= PROBLEM DETAILS =
Transcribe the entries that follow exactly as they appear, minus pictures.

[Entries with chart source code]
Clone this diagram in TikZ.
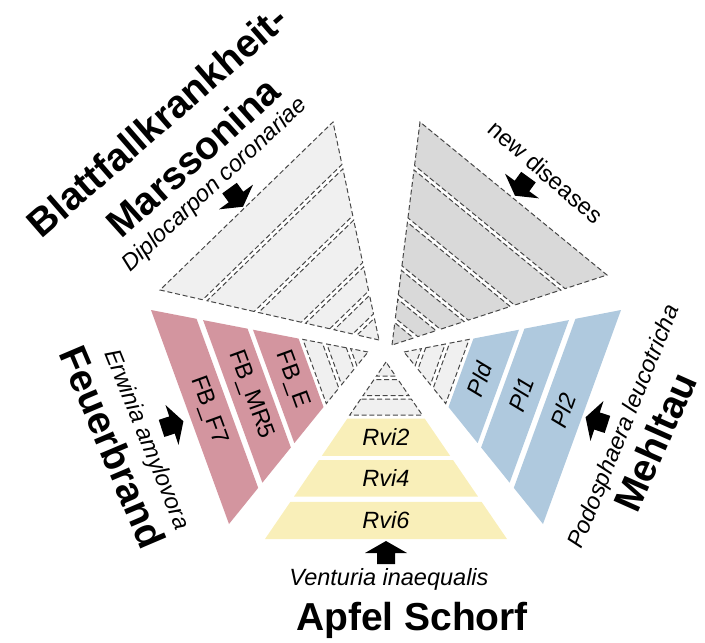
\documentclass[tikz,border=0pt]{standalone}
\usepackage{fontspec}
\setmainfont{Liberation Sans}
\usetikzlibrary{calc}
\definecolor{fbpink}{HTML}{D3959F}
\definecolor{plblue}{HTML}{AFC9DE}
\definecolor{rviyellow}{HTML}{F9EFB9}
\definecolor{lightgrey}{HTML}{F0F0F0}
\definecolor{midgrey}{HTML}{D9D9D9}

\begin{document}
\begin{tikzpicture}[x=1pt, y=-1pt,
    dashband/.style = {draw=black!72, line width=1pt, dash pattern=on 5pt off 2.8pt, fill=#1},
    small/.style = {font=\fontsize{23.5}{28}\selectfont, inner sep=0pt},
    big/.style = {font=\fontsize{39}{44}\selectfont\bfseries, inner sep=0pt},
    fatarrow/.pic = {\fill (0,-12) -- (21,0) -- (9,0) -- (9,11) -- (-9,11) -- (-9,0) -- (-21,0) -- cycle;}]
    \useasboundingbox (0,0) rectangle (705,643);
    \coordinate (sT) at (386,362); \coordinate (sP) at (265,539); \coordinate (sQ) at (507,539);
    \coordinate (fT) at (368,352); \coordinate (fP) at (151,310); \coordinate (fQ) at (229,524);
    \coordinate (mT) at (404,352); \coordinate (mP) at (621,310); \coordinate (mQ) at (543,524);
    \coordinate (bT) at (379,340); \coordinate (bP) at (160,290); \coordinate (bQ) at (333,122);
    \coordinate (nT) at (392,345); \coordinate (nP) at (420,122); \coordinate (nQ) at (607,275);
    \coordinate (sM) at ($(sP)!0.5!(sQ)$);
    \coordinate (fM) at ($(fP)!0.5!(fQ)$);
    \coordinate (mM) at ($(mP)!0.5!(mQ)$);

    \foreach \s in {s,f,m}
      \foreach \a/\b in {0/0.08, 0.1/0.19, 0.21/0.3}
        \draw[dashband=lightgrey] ($(\s T)!\a!(\s P)$) -- ($(\s T)!\b!(\s P)$) -- ($(\s T)!\b!(\s Q)$) -- ($(\s T)!\a!(\s Q)$) -- cycle;
    \foreach \s/\c in {b/lightgrey, n/midgrey}
      \foreach \a/\b in {0/0.1, 0.12/0.205, 0.225/0.335, 0.355/0.55, 0.57/0.785, 0.805/1}
        \draw[dashband=\c] ($(\s T)!\a!(\s P)$) -- ($(\s T)!\b!(\s P)$) -- ($(\s T)!\b!(\s Q)$) -- ($(\s T)!\a!(\s Q)$) -- cycle;

    \foreach \a/\b/\n/\t in {0.32/0.53/rvitwo/Rvi2, 0.555/0.76/rvifour/Rvi4, 0.79/1/rvisix/Rvi6} {
        \pgfmathsetmacro\m{(\a+\b)/2}
        \fill[rviyellow] ($(sT)!\a!(sP)$) -- ($(sT)!\b!(sP)$) -- ($(sT)!\b!(sQ)$) -- ($(sT)!\a!(sQ)$) -- cycle;
        \node[small] (\n) at ($(sT)!\m!(sM)$) {\itshape\t};
    }
    \foreach \a/\b/\n/\t in {0.32/0.53/fbe/FB\_E, 0.555/0.76/fbmr/FB\_MR5, 0.79/1/fbf/FB\_F7} {
        \pgfmathsetmacro\m{(\a+\b)/2}
        \fill[fbpink] ($(fT)!\a!(fP)$) -- ($(fT)!\b!(fP)$) -- ($(fT)!\b!(fQ)$) -- ($(fT)!\a!(fQ)$) -- cycle;
        \node[small, rotate=-70] (\n) at ($(fT)!\m!(fM)$) {\t};
    }
    \foreach \a/\b/\n/\t in {0.32/0.53/pld/Pld, 0.555/0.76/plone/Pl1, 0.79/1/pltwo/Pl2} {
        \pgfmathsetmacro\m{(\a+\b)/2}
        \fill[plblue] ($(mT)!\a!(mP)$) -- ($(mT)!\b!(mP)$) -- ($(mT)!\b!(mQ)$) -- ($(mT)!\a!(mQ)$) -- cycle;
        \node[small, rotate=70] (\n) at ($(mT)!\m!(mM)$) {\itshape\t};
    }

    \pic at (386,553) {fatarrow};
    \pic[rotate=-72] at (172,425) {fatarrow};
    \pic[rotate=72] at (597,421) {fatarrow};
    \pic[rotate=-144] at (236,197) {fatarrow};
    \pic[rotate=144] at (522,186) {fatarrow};

    \node[small] (venturia) at (389,579) {\itshape Venturia inaequalis};
    \node[big] (schorf) at (412,620) {Apfel Schorf};
    \node[small, rotate=-68] (erwinia) at (146,440) {\itshape Erwinia amylovora};
    \node[big, rotate=-67] (feuerbrand) at (113,447) {Feuerbrand};
    \node[small, rotate=68] (podosphaera) at (625,427) {\itshape Podosphaera leucotricha};
    \node[big, rotate=66] (mehltau) at (655,442) {Mehltau};
    \node[big, rotate=41] (blattfall) at (157,121) {Blattfallkrankheit-};
    \node[big, rotate=42] (marssonina) at (193,157) {Marssonina};
    \node[small, rotate=43] (diplocarpon) at (215,185) {\itshape Diplocarpon coronariae};
    \node[small, rotate=-41] (newdis) at (546,172) {new diseases};
\end{tikzpicture}
\end{document}
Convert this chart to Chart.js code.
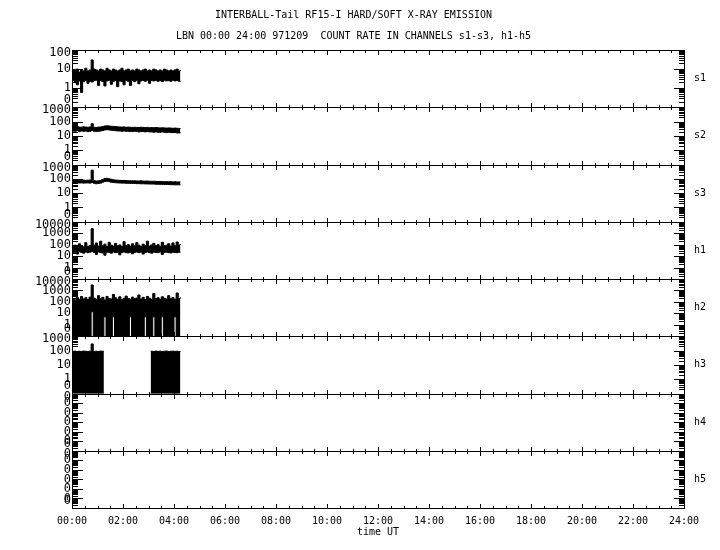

= FINISHED EXERCISE =
Clone this diagram in TikZ.
\documentclass[tikz,border=0pt]{standalone}
\usepackage{fontspec}
\setmainfont{Liberation Sans}
\usetikzlibrary{calc}
\definecolor{fbpink}{HTML}{D3959F}
\definecolor{plblue}{HTML}{AFC9DE}
\definecolor{rviyellow}{HTML}{F9EFB9}
\definecolor{lightgrey}{HTML}{F0F0F0}
\definecolor{midgrey}{HTML}{D9D9D9}

\begin{document}
\begin{tikzpicture}[x=1pt, y=-1pt,
    dashband/.style = {draw=black!72, line width=1pt, dash pattern=on 5pt off 2.8pt, fill=#1},
    small/.style = {font=\fontsize{23.5}{28}\selectfont, inner sep=0pt},
    big/.style = {font=\fontsize{39}{44}\selectfont\bfseries, inner sep=0pt},
    fatarrow/.pic = {\fill (0,-12) -- (21,0) -- (9,0) -- (9,11) -- (-9,11) -- (-9,0) -- (-21,0) -- cycle;}]
    \useasboundingbox (0,0) rectangle (705,643);
    \coordinate (sT) at (386,362); \coordinate (sP) at (265,539); \coordinate (sQ) at (507,539);
    \coordinate (fT) at (368,352); \coordinate (fP) at (151,310); \coordinate (fQ) at (229,524);
    \coordinate (mT) at (404,352); \coordinate (mP) at (621,310); \coordinate (mQ) at (543,524);
    \coordinate (bT) at (379,340); \coordinate (bP) at (160,290); \coordinate (bQ) at (333,122);
    \coordinate (nT) at (392,345); \coordinate (nP) at (420,122); \coordinate (nQ) at (607,275);
    \coordinate (sM) at ($(sP)!0.5!(sQ)$);
    \coordinate (fM) at ($(fP)!0.5!(fQ)$);
    \coordinate (mM) at ($(mP)!0.5!(mQ)$);

    \foreach \s in {s,f,m}
      \foreach \a/\b in {0/0.08, 0.1/0.19, 0.21/0.3}
        \draw[dashband=lightgrey] ($(\s T)!\a!(\s P)$) -- ($(\s T)!\b!(\s P)$) -- ($(\s T)!\b!(\s Q)$) -- ($(\s T)!\a!(\s Q)$) -- cycle;
    \foreach \s/\c in {b/lightgrey, n/midgrey}
      \foreach \a/\b in {0/0.1, 0.12/0.205, 0.225/0.335, 0.355/0.55, 0.57/0.785, 0.805/1}
        \draw[dashband=\c] ($(\s T)!\a!(\s P)$) -- ($(\s T)!\b!(\s P)$) -- ($(\s T)!\b!(\s Q)$) -- ($(\s T)!\a!(\s Q)$) -- cycle;

    \foreach \a/\b/\n/\t in {0.32/0.53/rvitwo/Rvi2, 0.555/0.76/rvifour/Rvi4, 0.79/1/rvisix/Rvi6} {
        \pgfmathsetmacro\m{(\a+\b)/2}
        \fill[rviyellow] ($(sT)!\a!(sP)$) -- ($(sT)!\b!(sP)$) -- ($(sT)!\b!(sQ)$) -- ($(sT)!\a!(sQ)$) -- cycle;
        \node[small] (\n) at ($(sT)!\m!(sM)$) {\itshape\t};
    }
    \foreach \a/\b/\n/\t in {0.32/0.53/fbe/FB\_E, 0.555/0.76/fbmr/FB\_MR5, 0.79/1/fbf/FB\_F7} {
        \pgfmathsetmacro\m{(\a+\b)/2}
        \fill[fbpink] ($(fT)!\a!(fP)$) -- ($(fT)!\b!(fP)$) -- ($(fT)!\b!(fQ)$) -- ($(fT)!\a!(fQ)$) -- cycle;
        \node[small, rotate=-70] (\n) at ($(fT)!\m!(fM)$) {\t};
    }
    \foreach \a/\b/\n/\t in {0.32/0.53/pld/Pld, 0.555/0.76/plone/Pl1, 0.79/1/pltwo/Pl2} {
        \pgfmathsetmacro\m{(\a+\b)/2}
        \fill[plblue] ($(mT)!\a!(mP)$) -- ($(mT)!\b!(mP)$) -- ($(mT)!\b!(mQ)$) -- ($(mT)!\a!(mQ)$) -- cycle;
        \node[small, rotate=70] (\n) at ($(mT)!\m!(mM)$) {\itshape\t};
    }

    \pic at (386,553) {fatarrow};
    \pic[rotate=-72] at (172,425) {fatarrow};
    \pic[rotate=72] at (597,421) {fatarrow};
    \pic[rotate=-144] at (236,197) {fatarrow};
    \pic[rotate=144] at (522,186) {fatarrow};

    \node[small] (venturia) at (389,579) {\itshape Venturia inaequalis};
    \node[big] (schorf) at (412,620) {Apfel Schorf};
    \node[small, rotate=-68] (erwinia) at (146,440) {\itshape Erwinia amylovora};
    \node[big, rotate=-67] (feuerbrand) at (113,447) {Feuerbrand};
    \node[small, rotate=68] (podosphaera) at (625,427) {\itshape Podosphaera leucotricha};
    \node[big, rotate=66] (mehltau) at (655,442) {Mehltau};
    \node[big, rotate=41] (blattfall) at (157,121) {Blattfallkrankheit-};
    \node[big, rotate=42] (marssonina) at (193,157) {Marssonina};
    \node[small, rotate=43] (diplocarpon) at (215,185) {\itshape Diplocarpon coronariae};
    \node[small, rotate=-41] (newdis) at (546,172) {new diseases};
\end{tikzpicture}
\end{document}
Convert this chart to Chart.js code.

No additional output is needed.